• THE REQUEST: Copy the data precisely, character for character, and leave out every picture.

• DATA SHOWN:
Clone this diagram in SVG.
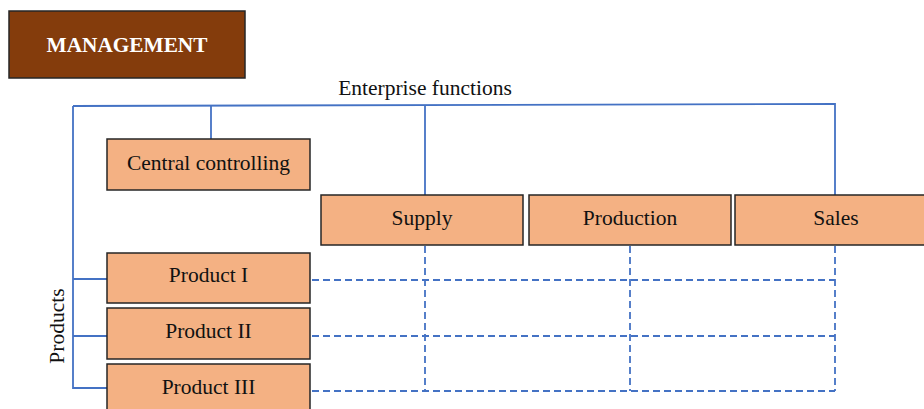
<svg xmlns="http://www.w3.org/2000/svg" width="924" height="409" viewBox="0 0 924 409">
  <style>
    .box { fill: #F4B183; stroke: #262626; stroke-width: 1.5; }
    .lbl { font-family: "Liberation Serif", "Times New Roman", serif; font-size: 21.5px; fill: #111; text-anchor: middle; }
    .solid { fill: none; stroke: #4472C4; stroke-width: 1.8; }
    .dash { fill: none; stroke: #4472C4; stroke-width: 1.8; stroke-dasharray: 7 4; }
  </style>
  <rect width="924" height="409" fill="#ffffff"/>

  <g id="management">
    <rect x="9" y="11" width="236" height="67" fill="#843C0C" stroke="#262626" stroke-width="1.5"/>
    <text x="127" y="51.5" font-family="Liberation Serif, Times New Roman, serif" font-size="21.3" font-weight="bold" fill="#ffffff" text-anchor="middle">MANAGEMENT</text>
  </g>

  <text class="lbl" x="425" y="95">Enterprise functions</text>
  <text class="lbl" transform="translate(64 326) rotate(-90)">Products</text>

  <g id="connectors">
    <!-- enterprise function bus -->
    <path class="solid" d="M73 106 L835 104 L835 195"/>
    <path class="solid" d="M211 106 V139"/>
    <path class="solid" d="M425 106 V195"/>
    <!-- product bus -->
    <path class="solid" d="M73 106 V388 H107"/>
    <path class="solid" d="M73 279 H107"/>
    <path class="solid" d="M73 336 H107"/>
    <!-- matrix -->
    <path class="dash" d="M425 246 V391"/>
    <path class="dash" d="M630 246 V391"/>
    <path class="dash" d="M835 246 V391"/>
    <path class="dash" d="M312 280 H835"/>
    <path class="dash" d="M312 336 H835"/>
    <path class="dash" d="M312 391 H835"/>
  </g>

  <g id="central-controlling">
    <rect class="box" x="107" y="139" width="203" height="51"/>
    <text class="lbl" x="208.5" y="169.5">Central controlling</text>
  </g>
  <g id="supply">
    <rect class="box" x="321" y="195" width="202" height="50"/>
    <text class="lbl" x="422" y="224.5">Supply</text>
  </g>
  <g id="production">
    <rect class="box" x="529" y="195" width="202" height="50"/>
    <text class="lbl" x="630" y="224.5">Production</text>
  </g>
  <g id="sales">
    <rect class="box" x="735" y="195" width="202" height="50"/>
    <text class="lbl" x="836" y="224.5">Sales</text>
  </g>
  <g id="product-1">
    <rect class="box" x="107" y="253" width="203" height="50"/>
    <text class="lbl" x="208.5" y="281.5">Product I</text>
  </g>
  <g id="product-2">
    <rect class="box" x="107" y="308" width="203" height="51"/>
    <text class="lbl" x="208.5" y="338">Product II</text>
  </g>
  <g id="product-3">
    <rect class="box" x="107" y="364" width="203" height="51"/>
    <text class="lbl" x="208.5" y="393.5">Product III</text>
  </g>
</svg>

• IN RESPONSE:
Clone this diagram in SVG.
<svg xmlns="http://www.w3.org/2000/svg" width="924" height="409" viewBox="0 0 924 409">
  <style>
    .box { fill: #F4B183; stroke: #262626; stroke-width: 1.5; }
    .lbl { font-family: "Liberation Serif", "Times New Roman", serif; font-size: 21.5px; fill: #111; text-anchor: middle; }
    .solid { fill: none; stroke: #4472C4; stroke-width: 1.8; }
    .dash { fill: none; stroke: #4472C4; stroke-width: 1.8; stroke-dasharray: 7 4; }
  </style>
  <rect width="924" height="409" fill="#ffffff"/>

  <g id="management">
    <rect x="9" y="11" width="236" height="67" fill="#843C0C" stroke="#262626" stroke-width="1.5"/>
    <text x="127" y="51.5" font-family="Liberation Serif, Times New Roman, serif" font-size="21.3" font-weight="bold" fill="#ffffff" text-anchor="middle">MANAGEMENT</text>
  </g>

  <text class="lbl" x="425" y="95">Enterprise functions</text>
  <text class="lbl" transform="translate(64 326) rotate(-90)">Products</text>

  <g id="connectors">
    <!-- enterprise function bus -->
    <path class="solid" d="M73 106 L835 104 L835 195"/>
    <path class="solid" d="M211 106 V139"/>
    <path class="solid" d="M425 106 V195"/>
    <!-- product bus -->
    <path class="solid" d="M73 106 V388 H107"/>
    <path class="solid" d="M73 279 H107"/>
    <path class="solid" d="M73 336 H107"/>
    <!-- matrix -->
    <path class="dash" d="M425 246 V391"/>
    <path class="dash" d="M630 246 V391"/>
    <path class="dash" d="M835 246 V391"/>
    <path class="dash" d="M312 280 H835"/>
    <path class="dash" d="M312 336 H835"/>
    <path class="dash" d="M312 391 H835"/>
  </g>

  <g id="central-controlling">
    <rect class="box" x="107" y="139" width="203" height="51"/>
    <text class="lbl" x="208.5" y="169.5">Central controlling</text>
  </g>
  <g id="supply">
    <rect class="box" x="321" y="195" width="202" height="50"/>
    <text class="lbl" x="422" y="224.5">Supply</text>
  </g>
  <g id="production">
    <rect class="box" x="529" y="195" width="202" height="50"/>
    <text class="lbl" x="630" y="224.5">Production</text>
  </g>
  <g id="sales">
    <rect class="box" x="735" y="195" width="202" height="50"/>
    <text class="lbl" x="836" y="224.5">Sales</text>
  </g>
  <g id="product-1">
    <rect class="box" x="107" y="253" width="203" height="50"/>
    <text class="lbl" x="208.5" y="281.5">Product I</text>
  </g>
  <g id="product-2">
    <rect class="box" x="107" y="308" width="203" height="51"/>
    <text class="lbl" x="208.5" y="338">Product II</text>
  </g>
  <g id="product-3">
    <rect class="box" x="107" y="364" width="203" height="51"/>
    <text class="lbl" x="208.5" y="393.5">Product III</text>
  </g>
</svg>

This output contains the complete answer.